Inevitably, the badly needed system featured high as Mr Vaz made his contribution to the sectoral debate in Parliament this week.
“As a rural MP [Member of Parliament], I will not rest until this rural school transportation system is up and running …,” he vowed.
“We need to do something; we see the horrific accidents happening which can’t continue. They [students] cannot learn and excel in the conditions that they are travelling and the miles that they are walking…” he added.
Mr Vaz says an annual subsidy of $10.62 billion will be required to adequately provide for such a system.
It means any such project will be a huge challenge.
A great help would be for students to attend schools close to home.

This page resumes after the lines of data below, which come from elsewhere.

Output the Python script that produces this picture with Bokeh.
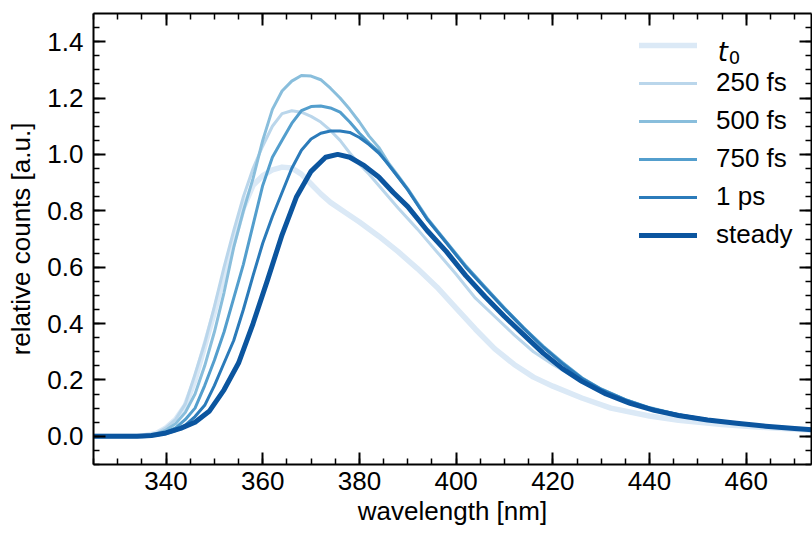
from bokeh.plotting import figure
from bokeh.models import (Range1d, LinearAxis, SingleIntervalTicker, Legend,
                          LegendItem, Label, PrintfTickFormatter, CustomJSTickFormatter)
from bokeh.core.properties import value
from bokeh.embed import file_html
from bokeh.resources import INLINE

# ---------------- data ----------------
wl_t0 = [325, 335, 338, 340, 342, 344, 346, 348, 350, 352, 354, 356, 358, 360, 362, 364, 366,
         368, 370, 372, 374, 377, 380, 384, 388, 392, 396, 400, 404, 408, 412, 416, 420, 426,
         432, 440, 446, 455, 465, 475]
t0 = [0.0, 0.0, 0.01, 0.03, 0.06, 0.11, 0.20, 0.32, 0.44, 0.57, 0.69, 0.81, 0.89, 0.925, 0.945,
      0.955, 0.952, 0.93, 0.895, 0.86, 0.83, 0.795, 0.76, 0.71, 0.655, 0.595, 0.53, 0.455, 0.38,
      0.31, 0.255, 0.21, 0.178, 0.136, 0.10, 0.072, 0.057, 0.042, 0.03, 0.02]

wl_250 = [325, 335, 338, 340, 342, 344, 346, 348, 350, 352, 354, 356, 358, 360, 362, 364, 366,
          368, 370, 372, 374, 376, 378, 380, 382, 384, 388, 392, 396, 400, 404, 408, 412, 416,
          420, 426, 432, 438, 444, 450, 456, 462, 468, 475]
s250 = [0.0, 0.0, 0.01, 0.03, 0.06, 0.115, 0.22, 0.33, 0.46, 0.60, 0.73, 0.85, 0.95, 1.03, 1.10,
        1.145, 1.155, 1.15, 1.135, 1.115, 1.085, 1.05, 1.005, 0.965, 0.93, 0.89, 0.81, 0.735,
        0.655, 0.575, 0.49, 0.425, 0.36, 0.30, 0.255, 0.195, 0.143, 0.108, 0.082, 0.064, 0.051,
        0.04, 0.031, 0.023]

wl_500 = [325, 335, 338, 340, 342, 344, 346, 348, 350, 352, 354, 356, 358, 360, 362, 364, 366,
          368, 370, 372, 374, 376, 378, 380, 382, 384, 386, 388, 390, 394, 398, 402, 406, 410,
          414, 418, 422, 426, 430, 435, 440, 446, 452, 458, 464, 470, 475]
s500 = [0.0, 0.0, 0.008, 0.022, 0.045, 0.085, 0.15, 0.25, 0.37, 0.51, 0.67, 0.80, 0.915, 1.05,
        1.16, 1.225, 1.26, 1.28, 1.278, 1.265, 1.235, 1.20, 1.16, 1.115, 1.065, 1.025, 0.97,
        0.925, 0.878, 0.775, 0.69, 0.605, 0.53, 0.455, 0.385, 0.32, 0.262, 0.208, 0.168, 0.13,
        0.102, 0.077, 0.06, 0.047, 0.036, 0.028, 0.022]

wl_750 = [325, 335, 338, 340, 342, 344, 346, 348, 350, 352, 354, 356, 358, 360, 362, 364, 366,
          368, 370, 372, 374, 376, 378, 380, 382, 384, 386, 388, 390, 394, 398, 402, 406, 410,
          414, 418, 422, 426, 430, 435, 440, 446, 452, 458, 464, 470, 475]
s750 = [0.0, 0.0, 0.005, 0.015, 0.03, 0.06, 0.10, 0.18, 0.27, 0.37, 0.49, 0.61, 0.75, 0.89, 0.99,
        1.05, 1.11, 1.155, 1.17, 1.172, 1.165, 1.15, 1.115, 1.075, 1.04, 1.01, 0.963, 0.92, 0.876,
        0.772, 0.688, 0.603, 0.528, 0.454, 0.384, 0.318, 0.26, 0.207, 0.167, 0.13, 0.101, 0.077,
        0.059, 0.046, 0.036, 0.028, 0.022]

wl_1ps = [325, 335, 338, 340, 342, 344, 346, 348, 350, 352, 354, 356, 358, 360, 362, 364, 366,
          368, 370, 372, 374, 376, 378, 380, 382, 384, 386, 388, 390, 394, 398, 402, 406, 410,
          414, 418, 422, 426, 430, 435, 440, 446, 452, 458, 464, 470, 475]
s1ps = [0.0, 0.0, 0.004, 0.01, 0.02, 0.04, 0.07, 0.11, 0.18, 0.26, 0.34, 0.45, 0.57, 0.685, 0.78,
        0.865, 0.95, 1.015, 1.055, 1.075, 1.083, 1.083, 1.078, 1.06, 1.035, 1.005, 0.965, 0.92,
        0.874, 0.77, 0.686, 0.60, 0.525, 0.452, 0.382, 0.316, 0.258, 0.205, 0.166, 0.129, 0.10,
        0.076, 0.059, 0.046, 0.036, 0.028, 0.022]

wl_steady = [325, 334, 337, 340, 343, 346, 349, 352, 355, 358, 361, 364, 367, 370, 373, 375.5,
             378, 381, 384, 387, 390, 394, 398, 402, 406, 410, 414, 418, 422, 426, 431, 436, 441,
             446, 452, 458, 464, 470, 475]
steady = [0.0, 0.0, 0.003, 0.012, 0.028, 0.05, 0.09, 0.165, 0.26, 0.40, 0.555, 0.715, 0.85, 0.94,
          0.99, 1.0, 0.99, 0.96, 0.92, 0.865, 0.815, 0.73, 0.655, 0.57, 0.495, 0.425, 0.36, 0.295,
          0.24, 0.195, 0.15, 0.117, 0.092, 0.074, 0.058, 0.046, 0.036, 0.028, 0.022]

labels = ["t0", "250 fs", "500 fs", "750 fs", "1 ps", "steady"]
colors = ["#dbe9f6", "#bad6eb", "#89bedc", "#539ecd", "#2b7bba", "#0b559f"]
widths = [5.5, 3, 3, 3, 3, 5]

x_ticks_interval = 20
y_ticks_interval = 0.2

FONT = "Liberation Sans"
FS = "26px"

p = figure(width=812, height=533, x_range=Range1d(325, 473.5), y_range=Range1d(-0.1, 1.5),
           output_backend="svg", toolbar_location=None,
           min_border_left=93, min_border_right=1, min_border_top=13, min_border_bottom=69)
p.outline_line_color = None
p.xgrid.visible = False
p.ygrid.visible = False
p.background_fill_color = "white"
p.border_fill_color = "white"

series = [(wl_t0, t0), (wl_250, s250), (wl_500, s500), (wl_750, s750), (wl_1ps, s1ps),
          (wl_steady, steady)]
renderers = []
for (xs, ys), c, w in zip(series, colors, widths):
    r = p.line(xs, ys, line_color=c, line_width=w, line_join="round", line_cap="round")
    renderers.append(r)


def style_axis(ax, show_labels=True):
    ax.major_tick_in = 12
    ax.major_tick_out = 0
    ax.minor_tick_in = 6
    ax.minor_tick_out = 0
    ax.major_tick_line_width = 2
    ax.minor_tick_line_width = 1.5
    ax.major_tick_line_color = "black"
    ax.minor_tick_line_color = "black"
    ax.axis_line_width = 2
    ax.axis_line_color = "black"
    ax.major_label_text_font = FONT
    ax.axis_label_text_font = FONT
    ax.axis_label_text_font_size = FS
    ax.axis_label_text_font_style = "normal"
    ax.axis_label_text_color = "black"
    if show_labels:
        ax.major_label_text_font_size = FS
        ax.major_label_text_color = "black"
    else:
        ax.formatter = CustomJSTickFormatter(code="return '';")
        ax.major_label_text_color = None
        ax.major_label_text_font_size = "10px"
        ax.major_label_standoff = 0


xax = p.xaxis[0]
xax.ticker = SingleIntervalTicker(interval=x_ticks_interval, num_minor_ticks=4)
style_axis(xax)
xax.axis_label = "wavelength [nm]"
xax.major_label_standoff = 7
xax.axis_label_standoff = 3

yax = p.yaxis[0]
yax.ticker = SingleIntervalTicker(interval=y_ticks_interval, num_minor_ticks=4)
yax.formatter = PrintfTickFormatter(format="%.1f")
style_axis(yax)
yax.axis_label = "relative counts [a.u.]"
yax.major_label_standoff = 10
yax.axis_label_standoff = 8

top = LinearAxis(ticker=SingleIntervalTicker(interval=x_ticks_interval, num_minor_ticks=4))
style_axis(top, show_labels=False)
p.add_layout(top, "above")
right = LinearAxis(ticker=SingleIntervalTicker(interval=y_ticks_interval, num_minor_ticks=4))
style_axis(right, show_labels=False)
p.add_layout(right, "right")

items = []
for lab, r in zip(labels, renderers):
    items.append(LegendItem(label=value(" " if lab == "t0" else lab), renderers=[r]))
legend = Legend(items=items, location=(546, 214), glyph_width=58, glyph_height=30,
                label_height=30, label_standoff=19, spacing=7, padding=0, margin=0,
                border_line_color=None, background_fill_alpha=0,
                label_text_font=FONT, label_text_font_size=FS, label_text_color="black")
p.add_layout(legend)

# italic t with subscript 0 for the first legend entry
p.add_layout(Label(x=454.1, y=1.362, text="t", text_font="DejaVu Sans",
                   text_font_style="italic", text_font_size="26px", text_color="black",
                   text_baseline="alphabetic"))
p.add_layout(Label(x=456.4, y=1.345, text="0", text_font="DejaVu Sans",
                   text_font_size="18px", text_color="black", text_baseline="alphabetic"))

open("out.html", "w").write(file_html(p, INLINE))
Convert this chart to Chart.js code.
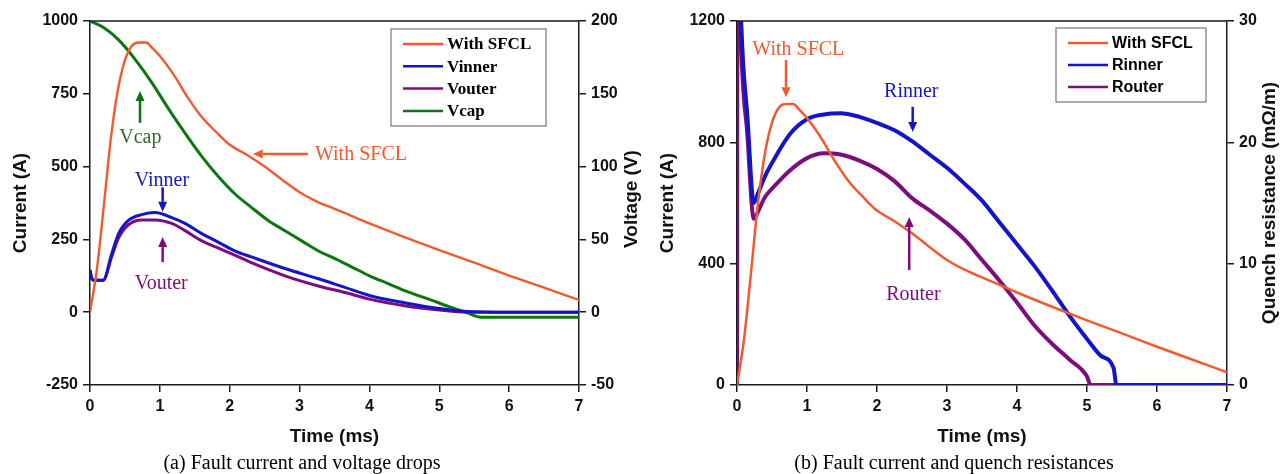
<!DOCTYPE html>
<html>
<head>
<meta charset="utf-8">
<script src="https://cdn.jsdelivr.net/npm/chart.js@4.4.1/dist/chart.umd.min.js"></script>
<style>
html,body{margin:0;padding:0;background:#fff;}
body{width:1287px;height:474px;position:relative;overflow:hidden;}
canvas{position:absolute;top:0;}
#chartA{left:0;}
#chartB{left:648px;}
.caption{position:absolute;top:451px;line-height:23px;font-family:"Liberation Serif","Times New Roman",serif;font-size:20px;color:#000;transform:translateX(-50%);white-space:nowrap;}
</style>
</head>
<body>
<canvas id="chartA" width="648" height="452"></canvas>
<canvas id="chartB" width="639" height="452"></canvas>
<div class="caption" style="left:302px">(a) Fault current and voltage drops</div>
<div class="caption" style="left:954px">(b) Fault current and quench resistances</div>
<script>
// tick labels
const timeTicks = [0,1,2,3,4,5,6,7];
const currentTicksA = [-250,0,250,500,750,1000];
const voltageTicks = [-50,0,50,100,150,200];
const currentTicksB = [0,400,800,1200];
const resistTicks = [0,10,20,30];

// fault current with SFCL (A) vs time (ms)
const tSfcl = [0,0.1,0.2,0.3,0.4,0.5,0.6,0.7,0.8,0.9,1.0,1.2,1.4,1.6,1.8,2.0,2.25,2.5,2.75,3.0,3.25,3.5,3.75,4.0,4.5,5.0,5.5,6.0,6.5,7.0];
const iSfcl = [0,150,370,600,765,865,915,926,926,905,880,815,737,670,620,575,540,500,455,412,380,355,330,305,258,213,170,126,84,42];

// voltage drops (V)
const tVolt = [0,0.02,0.05,0.19,0.31,0.41,0.55,0.74,0.93,1.17,1.36,1.6,1.84,2.08,2.31,2.79,3.27,3.65,4.0,4.5,5.0,5.4,6.0,7.0];
const vInner = [29,24,22,22,40,54,63,67,68.4,65,61,54,48,42,38,30,23,17,11.5,6.5,2.5,0.5,0,0];
const vOuter = [29,24,22,22,38,51,60,63.4,63.4,61,56,49,44,39,34,25,18,13.5,9,4.5,1.5,0,0,0];
const tCap = [0,0.21,0.41,0.64,0.88,1.12,1.36,1.6,1.84,2.08,2.31,2.55,2.79,3.03,3.27,3.5,3.75,4.0,4.25,4.55,4.85,5.13,5.4,5.6,7.0];
const vCap = [200,195,187,174,158,140,123,107,93,81,72,63,56,49,42,37,31,25,20,14,9,4,-0.5,-3.4,-3.4];

// quench resistances (mOhm/m)
const tRin = [0,0.06,0.15,0.24,0.3,0.4,0.52,0.76,1.0,1.24,1.48,1.75,2.0,2.25,2.5,2.75,3.0,3.25,3.5,3.75,4.0,4.25,4.5,4.75,5.0,5.2,5.38,5.42,7.0];
const rInner = [45,30,22,15,15.8,17.2,18.5,20.7,21.9,22.3,22.4,22.1,21.6,21.0,20.1,19.0,17.9,16.6,15.2,13.4,11.6,9.8,7.8,5.7,3.8,2.4,1.4,0,0];
const tRout = [0,0.01,0.05,0.15,0.24,0.3,0.4,0.52,0.76,1.0,1.24,1.48,1.75,2.0,2.25,2.5,2.75,3.0,3.25,3.5,3.75,4.0,4.25,4.5,4.75,5.0,5.05,7.0];
const rOuter = [0,45,30,20.5,13.7,14.3,15.5,16.3,17.7,18.7,19.1,19.0,18.5,17.8,16.8,15.4,14.4,13.3,12.0,10.3,8.6,6.8,4.9,3.4,2.1,0.7,0,0];

const ORANGE = "#F15A2E", BLUE = "#1414C8", PURPLE = "#7D0C7D", GREEN = "#0E760E", GREEN_TXT = "#2F6A2F";
const AXIS = "#1a1a1a";
const SANS = '"Liberation Sans", Arial, sans-serif';
const SERIF = '"Liberation Serif", "Times New Roman", serif';
const TICK_FONT = {family:SANS, size:16, weight:"bold"};
const TITLE_FONT = {family:SANS, size:19, weight:"bold"};

const pts = (xs, ys) => xs.map((x,i)=>({x, y:ys[i]}));

function axis(pos, min, max, list, size, title){
  const a = {
    type:"linear", position:pos, min, max,
    afterBuildTicks: s => { s.ticks = list.map(v=>({value:v})); },
    afterFit: s => { if(pos==="bottom") s.height = size; else s.width = size; },
    grid:{drawOnChartArea:false, drawTicks:true, tickLength:7, color:AXIS, lineWidth:1.5},
    border:{display:true, color:AXIS, width:1.5},
    ticks:{font:TICK_FONT, color:"#111", padding:5, autoSkip:false, maxRotation:0, callback:v=>String(v)}
  };
  if(title) a.title = Object.assign({display:true, font:TITLE_FONT, color:"#111"}, title);
  return a;
}

function line(label, data, color, width, axisId){
  return {label, data, borderColor:color, backgroundColor:color, borderWidth:width, pointRadius:0, yAxisID:axisId, cubicInterpolationMode:"monotone"};
}

// top frame line + right axis title (reads bottom to top)
const framePlugin = {
  id:"frame",
  afterDraw(chart, args, opts){
    const {ctx, chartArea:a} = chart;
    ctx.save();
    ctx.strokeStyle = AXIS; ctx.lineWidth = 1.5;
    ctx.beginPath(); ctx.moveTo(a.left, a.top); ctx.lineTo(a.right, a.top); ctx.stroke();
    ctx.font = "bold 19px " + SANS; ctx.fillStyle = "#111";
    ctx.textAlign = "center"; ctx.textBaseline = "middle";
    ctx.translate(opts.x, (a.top + a.bottom)/2 + (opts.dy||0));
    ctx.rotate(-Math.PI/2);
    ctx.fillText(opts.text, 0, 0);
    ctx.restore();
  }
};

// boxed legend inside the plot
const boxLegend = {
  id:"boxLegend",
  afterDraw(chart, args, o){
    const ctx = chart.ctx;
    ctx.save();
    ctx.fillStyle = "#fff"; ctx.fillRect(o.x, o.y, o.w, o.h);
    ctx.strokeStyle = "#777"; ctx.lineWidth = 1.2; ctx.strokeRect(o.x, o.y, o.w, o.h);
    ctx.font = o.font; ctx.textBaseline = "middle"; ctx.textAlign = "left";
    chart.data.datasets.forEach((d,i)=>{
      const yy = o.y + o.first + i*o.rowH;
      ctx.strokeStyle = d.borderColor; ctx.lineWidth = 2.5;
      ctx.beginPath(); ctx.moveTo(o.x + 12, yy); ctx.lineTo(o.x + 52, yy); ctx.stroke();
      ctx.fillStyle = "#000"; ctx.fillText(d.label, o.x + 56, yy + 1);
    });
    ctx.restore();
  }
};

// text notes and arrows placed in data coordinates
const notesPlugin = {
  id:"notes",
  afterDatasetsDraw(chart, args, o){
    const {ctx, scales} = chart;
    const px = v => scales.x.getPixelForValue(v), py = v => scales.y.getPixelForValue(v);
    ctx.save();
    ctx.font = "20px " + SERIF; ctx.textBaseline = "middle";
    (o.texts||[]).forEach(n=>{
      ctx.fillStyle = n.color; ctx.textAlign = n.align || "center";
      ctx.fillText(n.text, px(n.x), py(n.y));
    });
    (o.arrows||[]).forEach(a=>{
      const x1 = px(a.from[0]), y1 = py(a.from[1]), x2 = px(a.to[0]), y2 = py(a.to[1]);
      const ang = Math.atan2(y2-y1, x2-x1), L = 10, W = 4.5;
      const bx = x2 - L*Math.cos(ang), by = y2 - L*Math.sin(ang);
      ctx.strokeStyle = a.color; ctx.fillStyle = a.color; ctx.lineWidth = 2.5;
      ctx.beginPath(); ctx.moveTo(x1, y1); ctx.lineTo(bx, by); ctx.stroke();
      ctx.beginPath();
      ctx.moveTo(x2, y2);
      ctx.lineTo(bx + W*Math.sin(ang), by - W*Math.cos(ang));
      ctx.lineTo(bx - W*Math.sin(ang), by + W*Math.cos(ang));
      ctx.closePath(); ctx.fill();
    });
    ctx.restore();
  }
};

const common = {
  responsive:false, animation:false, events:[],
  layout:{padding:{top:21, left:0, right:0, bottom:0}}
};

new Chart(document.getElementById("chartA"), {
  type:"line",
  data:{datasets:[
    line("With SFCL", pts(tSfcl, iSfcl), ORANGE, 2.4, "y"),
    line("Vinner", pts(tVolt, vInner), BLUE, 3, "y1"),
    line("Vouter", pts(tVolt, vOuter), PURPLE, 3, "y1"),
    line("Vcap", pts(tCap, vCap), GREEN, 3, "y1")
  ]},
  options:Object.assign({}, common, {
    scales:{
      x:axis("bottom", 0, 7, timeTicks, 67, {text:"Time (ms)", padding:{top:0, bottom:4}}),
      y:axis("left", -250, 1000, currentTicksA, 90, {text:"Current (A)", padding:{top:9, bottom:0}}),
      y1:axis("right", -50, 200, voltageTicks, 69)
    },
    plugins:{
      legend:{display:false}, tooltip:{enabled:false},
      frame:{x:632, text:"Voltage (V)", dy:-4},
      boxLegend:{x:391, y:29, w:155, h:97, first:15, rowH:22.3, font:"bold 17px " + SERIF},
      notes:{
        texts:[
          {text:"Vcap", x:0.72, y:598, color:GREEN_TXT},
          {text:"With SFCL", x:3.22, y:540, color:ORANGE, align:"left"},
          {text:"Vinner", x:1.03, y:450, color:BLUE},
          {text:"Vouter", x:1.02, y:99, color:PURPLE}
        ],
        arrows:[
          {from:[0.716,650], to:[0.716,760], color:GREEN},
          {from:[3.12,543], to:[2.33,543], color:ORANGE},
          {from:[1.04,429], to:[1.04,345], color:BLUE},
          {from:[1.04,172], to:[1.04,258], color:PURPLE}
        ]
      }
    }
  }),
  plugins:[framePlugin, boxLegend, notesPlugin]
});

new Chart(document.getElementById("chartB"), {
  type:"line",
  data:{datasets:[
    line("With SFCL", pts(tSfcl, iSfcl), ORANGE, 2.5, "y"),
    line("Rinner", pts(tRin, rInner), BLUE, 4, "y1"),
    line("Router", pts(tRout, rOuter), PURPLE, 4, "y1")
  ]},
  options:Object.assign({}, common, {
    scales:{
      x:axis("bottom", 0, 7, timeTicks, 67, {text:"Time (ms)", padding:{top:0, bottom:4}}),
      y:axis("left", 0, 1200, currentTicksB, 89, {text:"Current (A)", padding:{top:8, bottom:0}}),
      y1:axis("right", 0, 30, resistTicks, 60)
    },
    plugins:{
      legend:{display:false}, tooltip:{enabled:false},
      frame:{x:622, text:"Quench resistance (m\u03A9/m)"},
      boxLegend:{x:408, y:28, w:150, h:74, first:15, rowH:22, font:"bold 16px " + SANS},
      notes:{
        texts:[
          {text:"With SFCL", x:0.876, y:1104, color:ORANGE},
          {text:"Rinner", x:2.49, y:966, color:BLUE},
          {text:"Router", x:2.52, y:297, color:PURPLE}
        ],
        arrows:[
          {from:[0.70,1071], to:[0.70,949], color:ORANGE},
          {from:[2.51,917], to:[2.51,834], color:BLUE},
          {from:[2.46,379], to:[2.46,554], color:PURPLE}
        ]
      }
    }
  }),
  plugins:[framePlugin, boxLegend, notesPlugin]
});
</script>
</body>
</html>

That would not only reduce tragedies such as that in Portland last month, but make it easier for the children of the poor to access education.
A decade ago, former Speaker of the House and then Member of Parliament for Manchester Southern Mr Michael Peart led calls for exactly that.
We recall Mr Peart’s lament in 2013 following the death of four students of Holmwood Technical High School in a bus crash in northern Manchester.
The victims included teenager Mr Okeem Gordon from Alligator Pond at the southern-most tip of Manchester. Every school day he travelled about 60 miles — 30 miles either way — with a switch of taxi in Mandeville, the geographic centre of Manchester.
This was although he was going past several high schools on the way. That remains the case for far too many of our children who record high levels of absenteeism from school because of high transportation and other costs.
All too often those children are from our most impoverished families, denied places at well-equipped, well-endowed ‘schools of choice’ because grades in high school entrance exams were not considered good enough.
There is no easy way, but the challenge and expense of that much-needed rural school bus system could be much reduced if Jamaicans and their leaders could embrace the principle of children attending schools closest to their homes.